Agree it is not a perfectly worded petition, but I signed it out of frustration. I can't think of any top dressed road around my way which has become more pleasant to ride on after treatment. There are a number of long stretches which were a joy for 12 - 18 months after resurfacing, and then the dreaded yellow codes appeared sprayed on the road heralding imminent surface dressing, and unpleasant riding over the months and years to come. It may 'improve' roads for motor vehicles - surface texture, skid resistance etc etc, but NOT for cycling


----------



## I like Skol (19 Aug 2014)

GrasB said:


> I'd also mention that I ended up drifting my bike round a* recently dressed corner* at about 10mph, I put my front wheel on the very narrow line of cleared line but this just caused the rear wheel to roll through the uncleared stones Next thing I know is I've got opposite lock on and I'm using the front brake to keep me upright! The rider behind me didn't have good bike handling skills and went in faster so hit the deck quite hard.


Isn't there an element of responsibility on the road user to cycle/drive at an appropriate speed for the conditions? I'm not saying I like the surface dressing method but to be fair, it is more inconvenient rather than dangerous if you pay attention and watch where you are going. The situation above is more of an admission of poor observation and lack of anticipation rather than an inherent fault with the process. the recent application should have been clear to see and gives enough time to slow down to a suitable speed where the surface condition can be assessed and an appropriate line chosen?


----------



## John the Monkey (19 Aug 2014)

I like Skol said:


> Isn't there an element of responsibility on the road user to cycle/drive at an appropriate speed for the conditions? I'm not saying I like the surface dressing method but to be fair, it is more inconvenient rather than dangerous if you pay attention and watch where you are going.


I can think of a couple of roads with severe camber in Cheshire where the drifted chippings aren't noticeable unless you *really* know the road well (they look like the normal surface until they "grab" your wheel. Ironically, they're part of NCN/RCN routes, so fairly likely to be chosen as "safe" routes by people who don't know the area.

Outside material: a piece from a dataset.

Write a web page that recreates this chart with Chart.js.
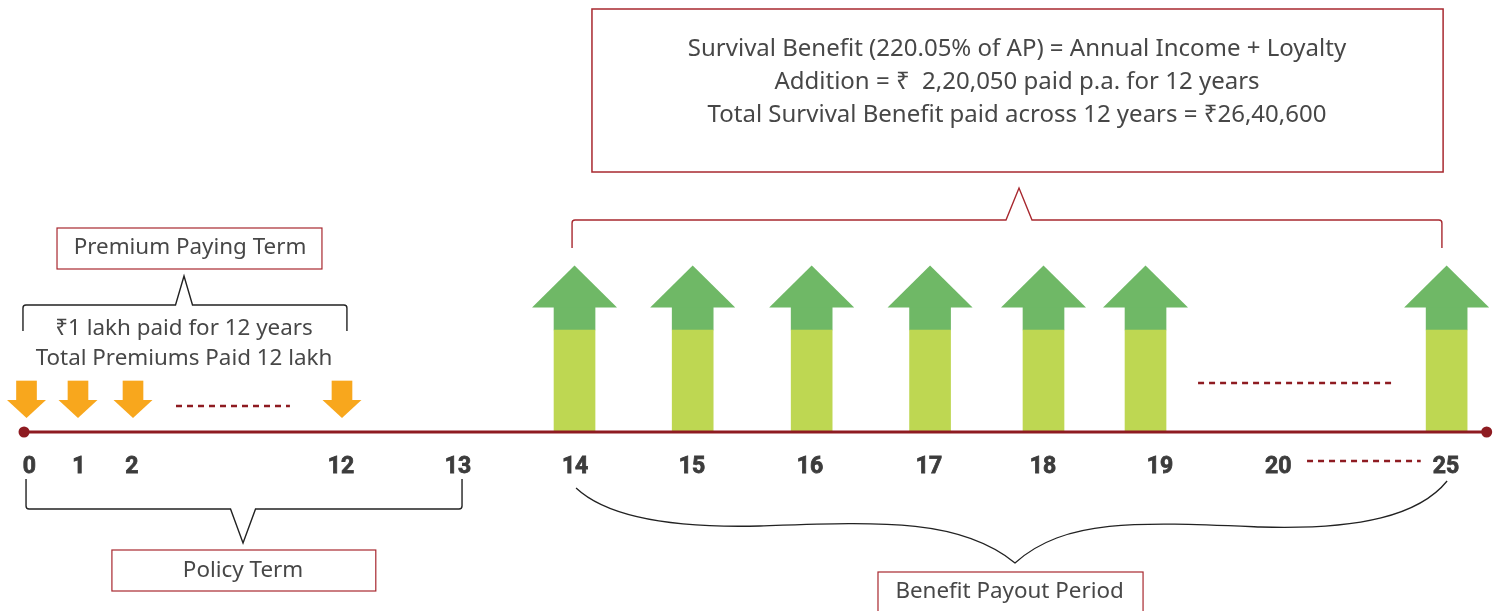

@youngoldbloke - the Crewe Green end of Crewe Road was dressed fairly recently, and is actually pretty good now, despite the best efforts of local drivers. Similarly Wilmslow Road between Heald Green and Handforth (done 6 months + ago) isn't bad. I could do without the couple of weeks with drifts of chippings, and the damned things being thrown into you by drivers doing 40mph on the newly dressed bits, but the surfaces aren't bad now. (They're wide roads without severe camber, with heavy traffic).


----------



## buggi (19 Aug 2014)

Done. Saw a really bad car accident about a month ago on the roads near my work bcoz they did this at the top of a hill on a corner on a national speed limit road. The skid risk sign was right on top of it so no time for the driver to react. So its not just us it affects. And besides anything else, it discourages people getting on bikes when the government is supposed to be encouraging it!


----------



## marknotgeorge (19 Aug 2014)

John the Monkey said:


> Mostly because the action of traffic, properly managed, does the job of rolling.
> 
> A lot of the problems in the UK stem from improper application, *failure of traffic to obey the posted limits*, and lack of aftercare. Cheshire East, to their credit, at least swept the carriageway done recently near me.
> 
> ...



Is this surprising when (a) most of the road-using public don't know that they're supposed to be acting as unpaid road rollers, and (b) it seems the signs are quite often left up for far too long. So the temporary limit's going to be ignored as it's seen as elf and safety backside covering.


----------



## John the Monkey (20 Aug 2014)

marknotgeorge said:


> Is this surprising when (a) most of the road-using public don't know that they're supposed to be acting as unpaid road rollers, and (b) it seems the signs are quite often left up for far too long. So the temporary limit's going to be ignored as it's seen as elf and safety backside covering.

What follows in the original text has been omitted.